Print, word for word, the opening line of the data below and every line after it through the line that contains "two_theta = np.linspace(10, 70, 121)", but not the pictures.
### COLLECTED MATERIAL
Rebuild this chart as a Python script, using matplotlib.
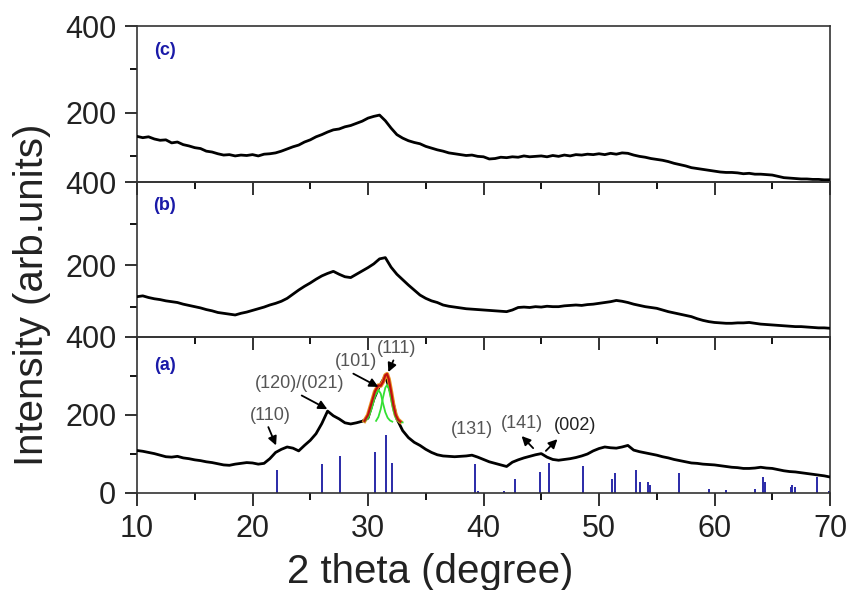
import numpy as np
import matplotlib
matplotlib.use("Agg")
import matplotlib.pyplot as plt
from matplotlib.ticker import MultipleLocator

plt.rcParams['font.family'] = ['Liberation Sans', 'DejaVu Sans']

# ---------------- data ----------------
two_theta = np.linspace(10, 70, 121)

intensity_c = [146, 143, 145, 140, 137, 138, 131, 133, 127, 124,
               120, 118, 112, 110, 106, 103, 104, 101, 103, 102,
               104, 101, 105, 106, 108, 112, 117, 122, 126, 133,
               138, 145, 150, 156, 161, 163, 168, 171, 176, 181,
               188, 192, 195, 182, 165, 150, 142, 136, 132, 129,
               123, 119, 115, 112, 108, 106, 104, 102, 103, 100,
               99, 94, 95, 98, 97, 99, 98, 101, 99, 100,
               101, 99, 102, 100, 103, 101, 104, 103, 105, 104,
               106, 104, 107, 105, 108, 107, 103, 100, 98, 95,
               93, 91, 88, 84, 81, 78, 74, 72, 70, 68,
               66, 64, 63, 63, 62, 60, 61, 59, 59, 58,
               57, 54, 51, 50, 49, 48, 48, 47, 47, 46, 46]

intensity_b = [124, 126, 122, 119, 117, 114, 112, 110, 106, 103,
               100, 97, 93, 90, 86, 84, 82, 80, 84, 87,
               91, 95, 99, 104, 108, 113, 120, 130, 140, 149,
               157, 166, 174, 180, 185, 178, 172, 170, 178, 186,
               194, 203, 215, 218, 195, 178, 165, 152, 140, 128,
               120, 114, 110, 104, 101, 99, 97, 95, 94, 93,
               92, 91, 90, 89, 88, 92, 98, 99, 98, 100,
               99, 101, 100, 100, 102, 103, 104, 103, 105, 106,
               108, 110, 112, 115, 113, 110, 106, 103, 100, 98,
               96, 92, 88, 85, 82, 79, 76, 71, 67, 64,
               62, 61, 60, 60, 61, 61, 62, 60, 58, 57,
               56, 55, 54, 53, 52, 52, 51, 50, 49, 49, 48]

intensity_a = [109, 107, 104, 101, 97, 93, 92, 94, 90, 88,
               85, 83, 80, 78, 75, 72, 71, 74, 76, 78,
               77, 74, 76, 88, 104, 112, 118, 115, 108, 122,
               135, 152, 178, 210, 198, 190, 180, 177, 180, 184,
               192, 240, 275, 300, 255, 190, 160, 142, 130, 122,
               112, 104, 98, 95, 94, 93, 94, 95, 97, 92,
               86, 80, 76, 72, 68, 79, 85, 90, 94, 98,
               101, 92, 86, 84, 86, 88, 91, 95, 100, 108,
               114, 118, 116, 115, 118, 122, 110, 106, 103, 100,
               97, 93, 90, 86, 83, 80, 77, 76, 74, 73,
               72, 70, 68, 66, 65, 63, 63, 64, 66, 64,
               63, 60, 57, 55, 54, 52, 50, 48, 46, 44, 41]

# reference (JCPDS) stick pattern
ref_pos = [22.15, 26.04, 27.58, 30.58, 31.56, 32.05, 39.24, 39.5, 41.8, 42.7,
           44.9, 45.7, 48.6, 51.15, 51.4, 53.2, 53.55, 54.2, 54.4, 56.9,
           59.5, 61.0, 63.5, 64.2, 64.4, 66.6, 66.75, 66.95, 68.9, 69.9]
ref_int = [60, 75, 95, 105, 148, 77, 75, 5, 4, 36,
           54, 77, 68, 37, 52, 60, 28, 28, 21, 52,
           11, 7, 9, 41, 28, 15, 20, 15, 41, 5]

# peak-fit curves in panel (a)
fit_x_red = [29.7, 30.0, 30.3, 30.6, 30.9, 31.1, 31.3, 31.5, 31.65, 31.8, 32.0, 32.2, 32.4, 32.6, 32.8]
fit_y_red = [185, 200, 230, 260, 276, 275, 285, 302, 305, 292, 260, 225, 200, 188, 183]
fit_x_g1 = [29.7, 30.0, 30.3, 30.6, 30.9, 31.1, 31.3, 31.5, 31.7, 31.9, 32.1]
fit_y_g1 = [184, 192, 215, 248, 264, 255, 230, 207, 193, 186, 183]
fit_x_g2 = [30.7, 30.9, 31.1, 31.3, 31.5, 31.65, 31.8, 32.0, 32.2, 32.4, 32.6, 32.8, 33.0]
fit_y_g2 = [185, 195, 215, 245, 270, 277, 268, 240, 212, 193, 185, 182, 181]

panel_labels = ["(c)", "(b)", "(a)"]
x_ticks = [10, 20, 30, 40, 50, 60, 70]

# ---------------- figure ----------------
fig = plt.figure(figsize=(8.51, 5.90), dpi=100)
L, R = 137 / 851, 830 / 851
def fy(p):
    return 1 - p / 590

rects = [(26, 182), (182, 337), (337, 493)]
ylims = [(41, 400), (27, 400), (0, 400)]
data = [intensity_c, intensity_b, intensity_a]
axes = []
for i, ((t, b), yl, y) in enumerate(zip(rects, ylims, data)):
    ax = fig.add_axes([L, fy(b), R - L, fy(t) - fy(b)])
    ax.patch.set_alpha(0)
    ax.plot(two_theta, y, color='black', lw=2.0, zorder=3)
    ax.set_xlim(10, 70)
    ax.set_ylim(*yl)
    ax.xaxis.set_major_locator(MultipleLocator(10))
    ax.xaxis.set_minor_locator(MultipleLocator(5))
    ax.yaxis.set_major_locator(MultipleLocator(200))
    ax.yaxis.set_minor_locator(MultipleLocator(100))
    ax.tick_params(axis='both', which='major', direction='out', length=9, width=1.3,
                   labelsize=22, pad=6, colors='#222222')
    ax.tick_params(axis='both', which='minor', direction='out', length=5, width=1.3)
    ax.tick_params(axis='x', labelbottom=(i == 2))
    for s in ax.spines.values():
        s.set_linewidth(1.2)
        s.set_color('#333333')
    ax.text(0.04, [0.846, 0.85, 0.82][i], panel_labels[i], transform=ax.transAxes,
            color='#1a1aa8', fontsize=13, fontweight='bold', ha='center', va='center')
    axes.append(ax)

ax = axes[2]
ax.vlines(ref_pos, 0, ref_int, color='#2a2aa8', lw=1.4, zorder=2)
ax.plot(fit_x_red, fit_y_red, color='#e89020', lw=3.0, zorder=4)
ax.plot(fit_x_g1, fit_y_g1, color='#33e033', lw=1.3, zorder=5)
ax.plot(fit_x_g2, fit_y_g2, color='#33e033', lw=1.3, zorder=5)
ax.plot(fit_x_red, fit_y_red, color='#c01010', lw=1.6, zorder=6)
ax.set_xticks(x_ticks)

gray = '#555555'
ap = dict(arrowstyle='-|>', color='black', lw=1.3, mutation_scale=13, shrinkA=0, shrinkB=0)
fs = 13
ax.text(21.5, 200, "(110)", color=gray, fontsize=fs, ha='center', va='center')
ax.annotate("", xy=(22.04, 122), xytext=(21.37, 169), arrowprops=ap, zorder=7)
ax.text(24.1, 281, "(120)/(021)", color=gray, fontsize=fs, ha='center', va='center')
ax.annotate("", xy=(26.48, 215), xytext=(24.26, 250), arrowprops=ap, zorder=7)
ax.text(29.0, 336, "(101)", color=gray, fontsize=fs, ha='center', va='center')
ax.annotate("", xy=(30.9, 272), xytext=(28.73, 306), arrowprops=ap, zorder=7)
ax.text(32.5, 370, "(111)", color=gray, fontsize=fs, ha='center', va='center')
ax.annotate("", xy=(31.76, 310), xytext=(32.2, 340), arrowprops=ap, zorder=7)
ax.text(39.0, 164, "(131)", color=gray, fontsize=fs, ha='center', va='center')
ax.text(43.3, 179, "(141)", color=gray, fontsize=fs, ha='center', va='center')
ax.annotate("", xy=(43.3, 146), xytext=(44.3, 115), arrowprops=ap, zorder=7)
ax.text(47.9, 174, "(002)", color='#222222', fontsize=fs, ha='center', va='center')
ax.annotate("", xy=(46.4, 138), xytext=(45.4, 108), arrowprops=ap, zorder=7)

fig.text(0.505, fy(572), "2 theta (degree)", fontsize=29, ha='center', va='center', color='#222222')
fig.text(32 / 851, 0.5, "Intensity (arb.units)", fontsize=29,
         rotation=90, ha='center', va='center', color='#222222')

fig.savefig("out.png", dpi=100)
######
** EXPECTED OUTPUT **
Rebuild this chart as a Python script, using matplotlib.
import numpy as np
import matplotlib
matplotlib.use("Agg")
import matplotlib.pyplot as plt
from matplotlib.ticker import MultipleLocator

plt.rcParams['font.family'] = ['Liberation Sans', 'DejaVu Sans']

# ---------------- data ----------------
two_theta = np.linspace(10, 70, 121)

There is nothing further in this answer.